I started working as a cinematographer and editor because I love the tactile immediacy and the creative process of both. The experimentation helps us continually recalibrate and deepen our attention and intention. So, over time, I think shooting and editing have helped me understand how to become a better director and channel my creative interests. It also just helps when funding can be so elusive at any stage of a project or your career.

Considering camerawork is literally about the position and positionality of ourselves in relation to participants - it’s a constant reminder of the ethical challenges and constructs of documentary, which can’t be interrogated enough. I think the act of cinematography encourages us to inhabit the uncertainty of moments.

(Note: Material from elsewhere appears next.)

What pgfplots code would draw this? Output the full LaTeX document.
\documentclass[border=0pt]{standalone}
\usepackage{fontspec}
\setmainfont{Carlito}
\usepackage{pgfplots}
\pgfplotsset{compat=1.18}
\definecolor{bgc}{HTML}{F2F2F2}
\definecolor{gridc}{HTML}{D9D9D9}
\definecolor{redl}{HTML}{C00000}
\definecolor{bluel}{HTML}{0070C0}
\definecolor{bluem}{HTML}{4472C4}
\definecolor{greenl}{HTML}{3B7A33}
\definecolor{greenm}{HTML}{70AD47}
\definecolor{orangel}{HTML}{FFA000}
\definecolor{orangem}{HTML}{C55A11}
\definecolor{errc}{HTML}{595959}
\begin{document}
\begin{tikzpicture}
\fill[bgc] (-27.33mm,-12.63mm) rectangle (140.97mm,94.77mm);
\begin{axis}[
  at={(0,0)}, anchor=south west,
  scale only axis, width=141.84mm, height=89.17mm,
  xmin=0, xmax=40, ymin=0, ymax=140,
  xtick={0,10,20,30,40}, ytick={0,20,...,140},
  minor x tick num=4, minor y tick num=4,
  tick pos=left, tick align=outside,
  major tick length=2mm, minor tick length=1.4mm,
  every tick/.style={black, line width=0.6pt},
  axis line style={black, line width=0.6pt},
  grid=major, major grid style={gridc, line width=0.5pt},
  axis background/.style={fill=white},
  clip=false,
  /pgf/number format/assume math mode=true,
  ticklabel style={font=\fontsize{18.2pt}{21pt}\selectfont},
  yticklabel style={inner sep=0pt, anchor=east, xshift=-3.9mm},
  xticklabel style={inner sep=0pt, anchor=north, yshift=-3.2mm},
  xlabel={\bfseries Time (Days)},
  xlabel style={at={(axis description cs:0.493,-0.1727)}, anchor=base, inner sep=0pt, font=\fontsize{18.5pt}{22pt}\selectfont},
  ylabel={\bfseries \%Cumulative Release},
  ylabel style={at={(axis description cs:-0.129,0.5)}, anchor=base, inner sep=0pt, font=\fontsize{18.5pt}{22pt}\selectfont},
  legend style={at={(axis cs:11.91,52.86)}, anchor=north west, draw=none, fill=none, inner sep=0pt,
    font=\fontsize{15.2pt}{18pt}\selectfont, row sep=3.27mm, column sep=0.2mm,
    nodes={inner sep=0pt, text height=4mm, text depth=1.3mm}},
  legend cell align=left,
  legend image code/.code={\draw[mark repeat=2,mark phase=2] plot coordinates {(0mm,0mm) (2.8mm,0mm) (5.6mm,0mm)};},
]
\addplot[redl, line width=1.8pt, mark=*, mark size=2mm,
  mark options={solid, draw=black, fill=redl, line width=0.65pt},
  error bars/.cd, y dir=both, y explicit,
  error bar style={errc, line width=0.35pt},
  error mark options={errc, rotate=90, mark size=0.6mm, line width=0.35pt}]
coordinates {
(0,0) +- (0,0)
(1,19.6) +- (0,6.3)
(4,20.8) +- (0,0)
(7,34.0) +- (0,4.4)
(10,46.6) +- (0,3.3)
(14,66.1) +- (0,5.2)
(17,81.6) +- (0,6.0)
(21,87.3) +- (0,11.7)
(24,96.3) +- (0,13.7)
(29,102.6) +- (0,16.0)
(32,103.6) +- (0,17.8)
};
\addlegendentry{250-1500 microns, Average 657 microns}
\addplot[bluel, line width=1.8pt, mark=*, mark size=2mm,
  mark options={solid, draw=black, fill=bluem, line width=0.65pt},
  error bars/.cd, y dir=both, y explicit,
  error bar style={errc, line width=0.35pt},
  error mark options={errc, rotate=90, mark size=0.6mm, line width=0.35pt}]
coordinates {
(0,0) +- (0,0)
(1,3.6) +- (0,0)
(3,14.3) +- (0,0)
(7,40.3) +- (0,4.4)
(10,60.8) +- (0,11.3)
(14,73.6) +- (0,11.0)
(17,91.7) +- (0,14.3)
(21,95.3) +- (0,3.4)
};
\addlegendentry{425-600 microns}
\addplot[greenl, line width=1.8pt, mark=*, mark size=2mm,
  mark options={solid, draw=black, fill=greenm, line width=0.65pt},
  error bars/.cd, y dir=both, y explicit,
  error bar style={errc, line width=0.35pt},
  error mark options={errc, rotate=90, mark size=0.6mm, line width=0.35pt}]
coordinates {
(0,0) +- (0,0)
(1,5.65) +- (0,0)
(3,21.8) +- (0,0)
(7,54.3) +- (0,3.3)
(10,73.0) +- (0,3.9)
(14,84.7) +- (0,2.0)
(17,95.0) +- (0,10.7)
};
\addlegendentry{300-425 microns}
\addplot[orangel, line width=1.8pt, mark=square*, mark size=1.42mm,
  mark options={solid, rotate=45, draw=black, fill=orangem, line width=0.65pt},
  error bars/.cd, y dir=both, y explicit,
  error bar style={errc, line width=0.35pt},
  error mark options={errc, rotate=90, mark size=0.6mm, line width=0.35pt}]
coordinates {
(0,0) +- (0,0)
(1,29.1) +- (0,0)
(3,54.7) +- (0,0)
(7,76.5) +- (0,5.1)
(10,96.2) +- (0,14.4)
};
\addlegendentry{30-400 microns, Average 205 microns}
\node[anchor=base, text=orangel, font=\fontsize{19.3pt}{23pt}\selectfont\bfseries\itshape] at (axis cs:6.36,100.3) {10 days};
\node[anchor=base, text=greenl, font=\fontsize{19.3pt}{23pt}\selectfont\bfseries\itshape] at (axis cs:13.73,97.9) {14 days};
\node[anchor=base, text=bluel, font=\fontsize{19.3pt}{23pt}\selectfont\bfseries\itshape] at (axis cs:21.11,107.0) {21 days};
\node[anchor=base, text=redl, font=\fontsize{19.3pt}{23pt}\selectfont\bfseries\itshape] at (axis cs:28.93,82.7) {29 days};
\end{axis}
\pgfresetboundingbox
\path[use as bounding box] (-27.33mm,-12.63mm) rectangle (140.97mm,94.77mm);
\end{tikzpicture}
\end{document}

While editing also heightens our senses in another way, to glean and digest vast stretches of information, sketching and processing bits here and there, as if in the interior version of “the field.” 

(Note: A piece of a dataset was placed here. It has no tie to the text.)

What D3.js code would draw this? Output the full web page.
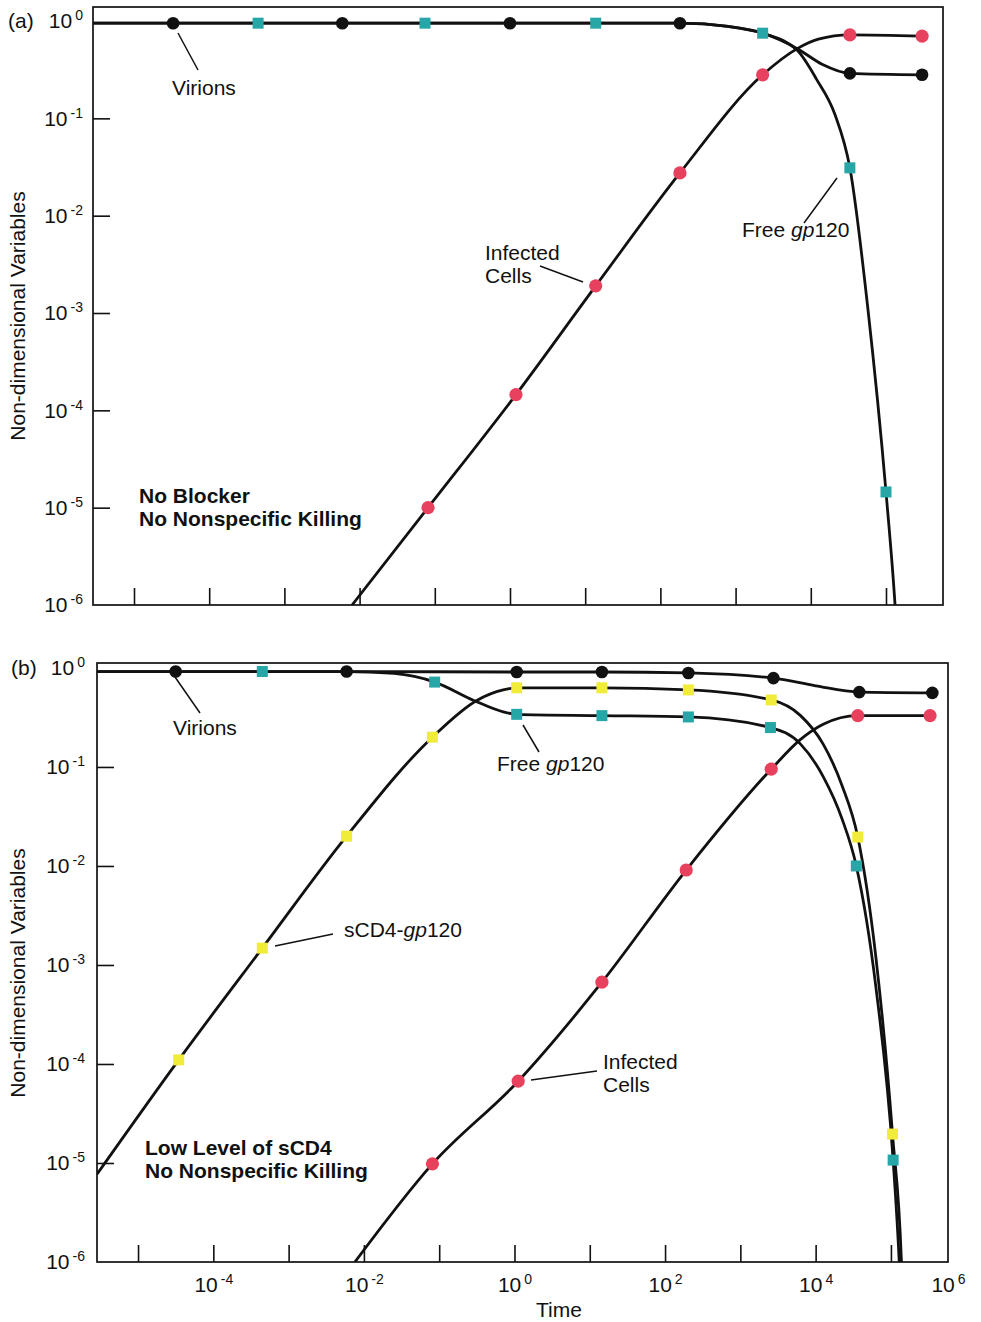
<!DOCTYPE html>
<html>
<head>
<meta charset="utf-8">
<script src="https://cdn.jsdelivr.net/npm/d3@7"></script>
<style>
  html, body { margin: 0; padding: 0; background: #fff; }
  svg { display: block; font-family: "Liberation Sans", Arial, Helvetica, sans-serif; }
</style>
</head>
<body>
<svg id="fig" width="981" height="1322"></svg>
<script>
// ---------- axes ----------
const xDomain = [2.85e-6, 5.73e5];
const xTickValues = [1e-5, 1e-4, 1e-3, 1e-2, 1e-1, 1, 1e1, 1e2, 1e3, 1e4, 1e5];
const xLabelValues = [1e-4, 1e-2, 1, 1e2, 1e4, 1e6];
const xLabelExps = ["-4", "-2", "0", "2", "4", "6"];
const yTickValues = [1e-5, 1e-4, 1e-3, 1e-2, 1e-1];
const yLabelValues = [1e-6, 1e-5, 1e-4, 1e-3, 1e-2, 1e-1, 1];
const yLabelExps = ["-6", "-5", "-4", "-3", "-2", "-1", "0"];

// ---------- (a) no blocker ----------
const aVirionsT = [2.85e-6, 3.31e-5, 5.89e-3, 1, 182, 794, 2290, 6610, 1.41e4, 3.31e4, 3.02e5];
const aVirionsV = [0.95, 0.95, 0.95, 0.95, 0.95, 0.88, 0.75, 0.52, 0.36, 0.29, 0.28];
const aVirionsMarks = [1, 2, 3, 4, 9, 10];

const aGp120T = [2.85e-6, 4.47e-4, 0.0741, 13.8, 182, 794, 2290, 6610, 1.2e4, 2.09e4, 3.31e4, 5.75e4, 1.0e5, 1.32e5, 1.45e5];
const aGp120V = [0.95, 0.95, 0.95, 0.95, 0.95, 0.88, 0.75, 0.50, 0.25, 0.11, 0.031, 1.1e-3, 1.45e-5, 1e-6, 3e-7];
const aGp120Marks = [1, 2, 3, 6, 10, 12];

const aInfectedT = [7.94e-3, 0.0813, 1.20, 13.8, 182, 2290, 6610, 1.26e4, 3.31e4, 3.02e5];
const aInfectedV = [1e-6, 1e-5, 1.45e-4, 1.9e-3, 0.0275, 0.28, 0.52, 0.65, 0.72, 0.70];
const aInfectedMarks = [1, 2, 3, 4, 5, 8, 9];

// ---------- (b) low level of sCD4 ----------
const bVirionsT = [2.85e-6, 3.16e-5, 5.89e-3, 1.07, 14.5, 204, 2750, 1.0e4, 3.80e4, 3.55e5];
const bVirionsV = [0.92, 0.92, 0.92, 0.91, 0.91, 0.89, 0.79, 0.66, 0.57, 0.56];
const bVirionsMarks = [1, 2, 3, 4, 5, 6, 8, 9];

const bGp120T = [2.85e-6, 4.47e-4, 5.89e-3, 0.0251, 0.0871, 0.288, 0.708, 1.07, 14.5, 204, 2510, 6310, 1.26e4, 2.24e4, 3.47e4, 6.31e4, 1.07e5, 1.29e5, 1.41e5];
const bGp120V = [0.92, 0.92, 0.92, 0.88, 0.72, 0.47, 0.36, 0.34, 0.33, 0.32, 0.25, 0.17, 0.08, 0.03, 0.01, 6e-4, 1.07e-5, 1e-6, 2e-7];
const bGp120Marks = [1, 4, 7, 8, 9, 10, 14, 16];

const bComplexT = [2.85e-6, 3.47e-5, 4.47e-4, 5.89e-3, 0.0813, 0.316, 0.708, 1.07, 14.5, 204, 2570, 6310, 1.26e4, 2.24e4, 3.63e4, 6.31e4, 1.05e5, 1.38e5, 1.48e5];
const bComplexV = [7.7e-6, 1.1e-4, 1.48e-3, 0.02, 0.2, 0.47, 0.6, 0.63, 0.63, 0.60, 0.475, 0.33, 0.17, 0.065, 0.0196, 1.2e-3, 1.96e-5, 1e-6, 2e-7];
const bComplexMarks = [1, 2, 3, 4, 7, 8, 9, 10, 14, 16];

const bInfectedT = [7.59e-3, 0.0813, 1.12, 14.5, 191, 2570, 6310, 1.26e4, 3.63e4, 3.31e5];
const bInfectedV = [1e-6, 9.8e-6, 6.7e-5, 6.7e-4, 9.1e-3, 0.095, 0.19, 0.27, 0.33, 0.33];
const bInfectedMarks = [1, 2, 3, 4, 5, 8, 9];

// ---------- styling ----------
const BLACK = "#111111", RED = "#e8415e", CYAN = "#27a6a7", YELLOW = "#f1ec3a";
const FONT = 21;

const panels = [
  {
    id: "a", tag: "(a)", tagPos: [8, 28],
    left: 93, right: 943, top: 7, bottom: 605, yMax: 1.393, labelPad: 10, titleY: 316,
    series: [
      { t: aInfectedT, v: aInfectedV, marks: aInfectedMarks, shape: "circle", color: RED },
      { t: aGp120T, v: aGp120V, marks: aGp120Marks, shape: "square", color: CYAN },
      { t: aVirionsT, v: aVirionsV, marks: aVirionsMarks, shape: "circle", color: BLACK }
    ],
    // annotation text and leader lines, offsets from the plot's top-left corner
    notes: [
      { lines: [[["Virions"]]], at: [79, 88], leader: [85, 26, 105, 63] },
      { lines: [[["Free "], ["gp", true], ["120"]]], at: [649, 230], leader: [744, 171, 711, 216] },
      { lines: [[["Infected"]], [["Cells"]]], at: [392, 253], leader: [447, 259, 490, 275] }
    ],
    cond: ["No Blocker", "No Nonspecific Killing"], condAt: [46, 496],
    xLabels: false
  },
  {
    id: "b", tag: "(b)", tagPos: [11, 675],
    left: 97, right: 948, top: 663, bottom: 1262, yMax: 1.122, labelPad: 12, titleY: 973,
    series: [
      { t: bInfectedT, v: bInfectedV, marks: bInfectedMarks, shape: "circle", color: RED },
      { t: bComplexT, v: bComplexV, marks: bComplexMarks, shape: "square", color: YELLOW },
      { t: bGp120T, v: bGp120V, marks: bGp120Marks, shape: "square", color: CYAN },
      { t: bVirionsT, v: bVirionsV, marks: bVirionsMarks, shape: "circle", color: BLACK }
    ],
    notes: [
      { lines: [[["Virions"]]], at: [76, 72], leader: [78, 14, 103, 50] },
      { lines: [[["Free "], ["gp", true], ["120"]]], at: [400, 108], leader: [426, 62, 442, 89] },
      { lines: [[["sCD4-"], ["gp", true], ["120"]]], at: [247, 274], leader: [178, 283, 236, 271] },
      { lines: [[["Infected"]], [["Cells"]]], at: [506, 406], leader: [434, 417, 500, 408] }
    ],
    cond: ["Low Level of sCD4", "No Nonspecific Killing"], condAt: [48, 492],
    xLabels: true
  }
];

const svg = d3.select("#fig");

// "10" with a raised exponent
function powerLabel(text, exp) {
  text.text(null)
    .attr("font-size", FONT)
    .attr("font-family", null)
    .attr("fill", BLACK);
  text.append("tspan").text("10");
  text.append("tspan").attr("dx", 3).attr("dy", -8).attr("font-size", 14).text(exp);
}

function cleanAxis(g) {
  g.attr("font-size", null).attr("font-family", null);
  g.select(".domain").remove();
  g.selectAll(".tick line").attr("stroke", BLACK).attr("stroke-width", 1.6);
}

panels.forEach(p => {
  const x = d3.scaleLog().domain(xDomain).range([p.left, p.right]);
  const y = d3.scaleLog().domain([1e-6, p.yMax]).range([p.bottom, p.top]);
  const g = svg.append("g").attr("class", "panel-" + p.id);

  svg.append("clipPath").attr("id", "clip-" + p.id)
    .append("rect")
    .attr("x", p.left).attr("y", p.top)
    .attr("width", p.right - p.left).attr("height", p.bottom - p.top);

  // plot frame
  g.append("rect")
    .attr("x", p.left).attr("y", p.top)
    .attr("width", p.right - p.left).attr("height", p.bottom - p.top)
    .attr("fill", "none").attr("stroke", BLACK).attr("stroke-width", 1.7);

  // inward tick marks
  g.append("g").attr("transform", `translate(0,${p.bottom})`)
    .call(d3.axisBottom(x).tickValues(xTickValues).tickSize(-17).tickFormat(() => ""))
    .call(cleanAxis);
  g.append("g").attr("transform", `translate(${p.left},0)`)
    .call(d3.axisLeft(y).tickValues(yTickValues).tickSize(-17).tickFormat(() => ""))
    .call(cleanAxis);

  // y tick labels
  const yl = g.append("g").attr("transform", `translate(${p.left},0)`)
    .call(d3.axisLeft(y).tickValues(yLabelValues).tickSize(0).tickPadding(p.labelPad).tickFormat(() => ""))
    .call(cleanAxis);
  yl.selectAll(".tick text").each(function (d) {
    powerLabel(d3.select(this), yLabelExps[yLabelValues.indexOf(d)]);
  });

  // x tick labels (the last one sits at the end of the axis)
  if (p.xLabels) {
    const xl = g.append("g").attr("transform", `translate(0,${p.bottom})`)
      .call(d3.axisBottom(x.copy().clamp(true)).tickValues(xLabelValues).tickSize(0).tickPadding(15).tickFormat(() => ""))
      .call(cleanAxis);
    xl.selectAll(".tick text").each(function (d) {
      powerLabel(d3.select(this), xLabelExps[xLabelValues.indexOf(d)]);
    });
    svg.append("text")
      .attr("x", 559).attr("y", 1317)
      .attr("text-anchor", "middle").attr("font-size", FONT).attr("fill", BLACK)
      .text("Time");
  }

  // y axis title
  svg.append("text")
    .attr("transform", `translate(25,${p.titleY}) rotate(-90)`)
    .attr("text-anchor", "middle").attr("font-size", FONT).attr("fill", BLACK)
    .text("Non-dimensional Variables");

  // panel tag
  svg.append("text")
    .attr("x", p.tagPos[0]).attr("y", p.tagPos[1])
    .attr("font-size", FONT).attr("fill", BLACK)
    .text(p.tag);

  // curves
  const line = d3.line()
    .x(d => x(d[0]))
    .y(d => y(d[1]))
    .curve(d3.curveMonotoneX);
  const curves = g.append("g").attr("clip-path", `url(#clip-${p.id})`);
  p.series.forEach(s => {
    curves.append("path")
      .datum(s.t.map((t, i) => [t, s.v[i]]))
      .attr("d", line)
      .attr("fill", "none").attr("stroke", BLACK)
      .attr("stroke-width", 2.8).attr("stroke-linejoin", "round");
  });

  // markers
  const marks = g.append("g");
  p.series.forEach(s => {
    const pts = s.marks.map(i => [s.t[i], s.v[i]]);
    if (s.shape === "circle") {
      marks.selectAll(null).data(pts).join("circle")
        .attr("cx", d => x(d[0])).attr("cy", d => y(d[1]))
        .attr("r", s.color === BLACK ? 6.3 : 6.6)
        .attr("fill", s.color);
    } else {
      marks.selectAll(null).data(pts).join("rect")
        .attr("x", d => x(d[0]) - 5.5).attr("y", d => y(d[1]) - 5.5)
        .attr("width", 11).attr("height", 11)
        .attr("fill", s.color);
    }
  });

  // annotations
  p.notes.forEach(n => {
    const [l1x, l1y, l2x, l2y] = n.leader;
    g.append("line")
      .attr("x1", p.left + l1x).attr("y1", p.top + l1y)
      .attr("x2", p.left + l2x).attr("y2", p.top + l2y)
      .attr("stroke", BLACK).attr("stroke-width", 1.5);
    n.lines.forEach((segs, li) => {
      const t = g.append("text")
        .attr("x", p.left + n.at[0]).attr("y", p.top + n.at[1] + li * 23)
        .attr("font-size", FONT).attr("fill", BLACK);
      segs.forEach(([str, ital]) => {
        t.append("tspan").attr("font-style", ital ? "italic" : null).text(str);
      });
    });
  });

  // scenario caption
  p.cond.forEach((str, i) => {
    g.append("text")
      .attr("x", p.left + p.condAt[0]).attr("y", p.top + p.condAt[1] + i * 23)
      .attr("font-size", FONT).attr("font-weight", "bold").attr("fill", BLACK)
      .text(str);
  });
});
</script>
</body>
</html>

Most importantly, though, I’ve had the great fortune to work with many talented collaborators and mentors. I’ll always remember Jonathan Oppenheim saying it’s a right of passage in observational filmmaking to, at some point, have no idea where things are headed.

I’m excited to keep DP’ing and editing for others and myself, and I’m intrigued to explore new kinds of projects where I don’t. Or maybe just carry a very, very small camera.

IDA: Congratulations on your Special Jury Award for Union (2024) at the 2024 Sundance Film Festival. Union was a 2022 IDA Enterprise Documentary Fund Grantee! Can you tell our members a bit about the film? 

Union is an observational film about a group of current and former Amazon workers in New York City’s Staten Island who take on one of the world’s largest and most powerful companies in the fight to unionize. Co-directed by Brett Story, it was an unforgettable journey embedding with this nascent group of workers as they learned to become organizers in real time and build a union from the ground up. I feel lucky to have collaborated with an incredible ensemble of filmmakers on this project, and I am immensely grateful for IDA’s support of Union and of my other work over the years. As the doc community attempts to survive, adjacent to more commercial industry forces, we are indebted to every funder who continues to recognize the merits of boundary-pushing projects - and understand that when given a chance, wider audiences do appreciate this work!

IDA: What is next for you? Are you working on anything you can share with us?

Yes! I have a few doc and fiction projects in the works and in development. One I’ve been really excited about and working on for a while is called The Great Experiment, a time-based cinema verite experiment on polarization and identity in the US. I’m also developing a doc-hybrid and scripted film project about the immigrant experience in The United States of America. Other projects in music and woodworking have been nice too, as time with my kid reminds me of the simple joy of making things.